→ **Requirements**
The line containing "2.8, 7.0, 11.81];" marks the end: extract everything from the first line of the data through that line, exactly, with no pictures.

→ **Supplied data**
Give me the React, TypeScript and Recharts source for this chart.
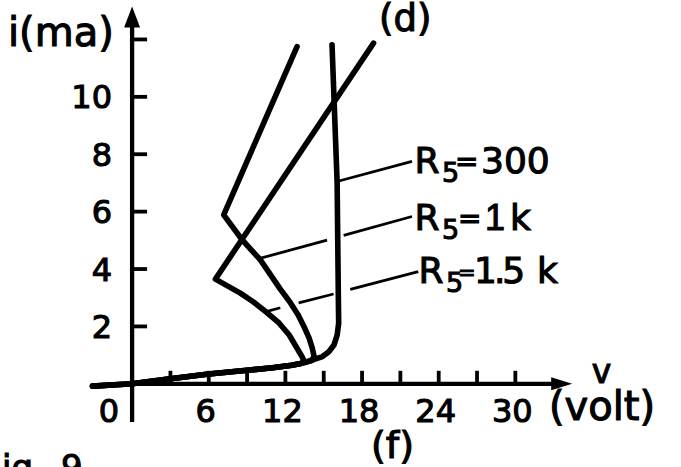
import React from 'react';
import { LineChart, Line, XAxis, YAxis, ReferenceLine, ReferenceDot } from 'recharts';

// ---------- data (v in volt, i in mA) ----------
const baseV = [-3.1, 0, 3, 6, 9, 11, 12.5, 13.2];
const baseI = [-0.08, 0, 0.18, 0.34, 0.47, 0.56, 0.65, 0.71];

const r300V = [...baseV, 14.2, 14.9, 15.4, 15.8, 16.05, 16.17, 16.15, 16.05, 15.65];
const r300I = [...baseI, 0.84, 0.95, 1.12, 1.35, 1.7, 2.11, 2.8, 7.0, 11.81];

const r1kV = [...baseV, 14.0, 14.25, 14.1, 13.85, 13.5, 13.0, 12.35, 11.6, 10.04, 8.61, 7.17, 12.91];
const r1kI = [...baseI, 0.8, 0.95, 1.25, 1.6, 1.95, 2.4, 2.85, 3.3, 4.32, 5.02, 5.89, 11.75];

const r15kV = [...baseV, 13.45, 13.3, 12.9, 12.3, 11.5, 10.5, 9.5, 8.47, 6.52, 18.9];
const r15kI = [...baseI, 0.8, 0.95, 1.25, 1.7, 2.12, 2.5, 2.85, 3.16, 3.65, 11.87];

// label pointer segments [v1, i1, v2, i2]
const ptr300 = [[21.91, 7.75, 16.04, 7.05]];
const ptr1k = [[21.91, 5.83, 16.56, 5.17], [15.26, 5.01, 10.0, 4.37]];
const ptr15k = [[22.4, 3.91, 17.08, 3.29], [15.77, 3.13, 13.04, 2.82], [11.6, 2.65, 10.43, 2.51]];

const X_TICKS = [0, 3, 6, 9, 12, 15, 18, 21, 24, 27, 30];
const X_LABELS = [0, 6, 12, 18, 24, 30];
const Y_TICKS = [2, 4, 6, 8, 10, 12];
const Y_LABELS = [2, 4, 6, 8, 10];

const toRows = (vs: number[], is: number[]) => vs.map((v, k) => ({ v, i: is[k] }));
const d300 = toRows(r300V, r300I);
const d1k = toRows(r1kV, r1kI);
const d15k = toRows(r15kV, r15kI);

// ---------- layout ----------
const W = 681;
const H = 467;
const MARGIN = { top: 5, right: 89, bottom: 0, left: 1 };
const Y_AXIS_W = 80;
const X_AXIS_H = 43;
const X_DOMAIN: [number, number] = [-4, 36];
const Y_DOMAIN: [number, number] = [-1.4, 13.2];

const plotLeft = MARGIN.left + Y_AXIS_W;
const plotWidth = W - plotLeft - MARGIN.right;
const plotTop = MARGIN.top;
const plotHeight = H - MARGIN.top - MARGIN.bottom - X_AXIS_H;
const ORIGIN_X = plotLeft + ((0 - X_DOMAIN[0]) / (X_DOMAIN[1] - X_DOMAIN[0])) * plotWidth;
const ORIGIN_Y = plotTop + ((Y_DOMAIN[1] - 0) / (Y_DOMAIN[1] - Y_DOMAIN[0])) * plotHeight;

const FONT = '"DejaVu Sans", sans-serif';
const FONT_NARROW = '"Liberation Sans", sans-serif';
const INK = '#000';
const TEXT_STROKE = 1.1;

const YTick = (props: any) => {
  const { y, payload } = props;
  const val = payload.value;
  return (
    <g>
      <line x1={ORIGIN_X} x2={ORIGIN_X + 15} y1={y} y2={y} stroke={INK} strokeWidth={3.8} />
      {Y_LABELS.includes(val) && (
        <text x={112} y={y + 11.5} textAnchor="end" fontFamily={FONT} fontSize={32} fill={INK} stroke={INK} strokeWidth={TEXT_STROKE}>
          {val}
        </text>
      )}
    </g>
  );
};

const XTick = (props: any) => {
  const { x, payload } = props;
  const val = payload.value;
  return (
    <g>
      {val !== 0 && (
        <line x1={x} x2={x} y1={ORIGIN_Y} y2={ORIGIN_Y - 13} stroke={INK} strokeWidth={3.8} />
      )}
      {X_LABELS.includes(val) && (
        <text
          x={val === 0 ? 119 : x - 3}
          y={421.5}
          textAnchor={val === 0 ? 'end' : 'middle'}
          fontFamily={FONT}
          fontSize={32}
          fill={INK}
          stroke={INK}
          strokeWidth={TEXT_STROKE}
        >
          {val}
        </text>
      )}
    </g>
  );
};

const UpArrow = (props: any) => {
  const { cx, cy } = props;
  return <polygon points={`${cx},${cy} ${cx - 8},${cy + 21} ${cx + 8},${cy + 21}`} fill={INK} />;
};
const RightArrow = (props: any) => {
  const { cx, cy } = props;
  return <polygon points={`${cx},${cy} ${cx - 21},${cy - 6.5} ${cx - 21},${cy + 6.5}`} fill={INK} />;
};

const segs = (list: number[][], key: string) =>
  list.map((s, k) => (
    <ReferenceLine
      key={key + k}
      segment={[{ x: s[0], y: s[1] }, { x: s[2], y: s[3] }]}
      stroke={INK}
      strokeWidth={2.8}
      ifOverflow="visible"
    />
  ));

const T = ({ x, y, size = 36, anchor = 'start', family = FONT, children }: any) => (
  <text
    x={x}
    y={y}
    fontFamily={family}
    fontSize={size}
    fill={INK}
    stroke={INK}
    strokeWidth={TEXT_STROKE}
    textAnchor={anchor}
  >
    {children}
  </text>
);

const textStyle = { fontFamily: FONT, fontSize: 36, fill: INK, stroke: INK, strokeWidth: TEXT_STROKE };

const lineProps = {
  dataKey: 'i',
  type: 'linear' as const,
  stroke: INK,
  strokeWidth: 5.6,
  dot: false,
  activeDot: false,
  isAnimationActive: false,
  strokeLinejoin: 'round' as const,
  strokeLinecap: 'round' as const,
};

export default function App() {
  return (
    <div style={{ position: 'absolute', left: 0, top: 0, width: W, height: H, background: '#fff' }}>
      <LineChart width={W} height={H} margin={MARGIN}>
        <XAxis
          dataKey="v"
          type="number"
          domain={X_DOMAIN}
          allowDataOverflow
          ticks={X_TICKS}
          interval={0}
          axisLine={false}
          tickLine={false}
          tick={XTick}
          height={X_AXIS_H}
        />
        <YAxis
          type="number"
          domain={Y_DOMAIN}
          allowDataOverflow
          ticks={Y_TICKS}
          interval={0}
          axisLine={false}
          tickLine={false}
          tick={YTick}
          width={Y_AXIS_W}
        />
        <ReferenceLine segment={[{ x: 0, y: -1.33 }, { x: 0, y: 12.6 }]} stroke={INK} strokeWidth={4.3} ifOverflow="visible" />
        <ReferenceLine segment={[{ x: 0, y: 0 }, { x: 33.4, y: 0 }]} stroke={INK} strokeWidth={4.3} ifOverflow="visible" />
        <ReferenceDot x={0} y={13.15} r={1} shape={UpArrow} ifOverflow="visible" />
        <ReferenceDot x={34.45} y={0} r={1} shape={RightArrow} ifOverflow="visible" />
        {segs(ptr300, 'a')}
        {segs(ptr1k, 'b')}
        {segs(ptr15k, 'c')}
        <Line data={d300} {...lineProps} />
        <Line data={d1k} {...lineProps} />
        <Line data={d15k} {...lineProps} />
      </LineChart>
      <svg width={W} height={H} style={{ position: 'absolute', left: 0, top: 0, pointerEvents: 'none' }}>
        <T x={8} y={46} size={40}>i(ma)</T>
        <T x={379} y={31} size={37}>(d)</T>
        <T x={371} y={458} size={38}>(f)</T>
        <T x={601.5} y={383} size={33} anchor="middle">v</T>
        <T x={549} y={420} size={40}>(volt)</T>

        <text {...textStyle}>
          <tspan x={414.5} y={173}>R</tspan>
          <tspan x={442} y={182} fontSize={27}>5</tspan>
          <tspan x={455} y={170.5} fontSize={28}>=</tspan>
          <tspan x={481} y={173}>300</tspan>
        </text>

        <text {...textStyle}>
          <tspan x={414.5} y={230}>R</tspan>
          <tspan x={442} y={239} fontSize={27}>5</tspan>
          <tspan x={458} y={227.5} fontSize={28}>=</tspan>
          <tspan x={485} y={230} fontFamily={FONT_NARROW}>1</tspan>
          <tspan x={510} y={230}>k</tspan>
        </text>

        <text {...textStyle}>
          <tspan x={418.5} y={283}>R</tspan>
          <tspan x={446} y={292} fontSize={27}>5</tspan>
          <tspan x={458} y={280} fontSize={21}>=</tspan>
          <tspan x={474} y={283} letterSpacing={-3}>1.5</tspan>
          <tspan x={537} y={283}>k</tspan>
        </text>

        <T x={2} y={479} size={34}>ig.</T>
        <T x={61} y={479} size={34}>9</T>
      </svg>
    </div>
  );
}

→ **Solution to this problem**
Give me the React, TypeScript and Recharts source for this chart.
import React from 'react';
import { LineChart, Line, XAxis, YAxis, ReferenceLine, ReferenceDot } from 'recharts';

// ---------- data (v in volt, i in mA) ----------
const baseV = [-3.1, 0, 3, 6, 9, 11, 12.5, 13.2];
const baseI = [-0.08, 0, 0.18, 0.34, 0.47, 0.56, 0.65, 0.71];

const r300V = [...baseV, 14.2, 14.9, 15.4, 15.8, 16.05, 16.17, 16.15, 16.05, 15.65];
const r300I = [...baseI, 0.84, 0.95, 1.12, 1.35, 1.7, 2.11, 2.8, 7.0, 11.81];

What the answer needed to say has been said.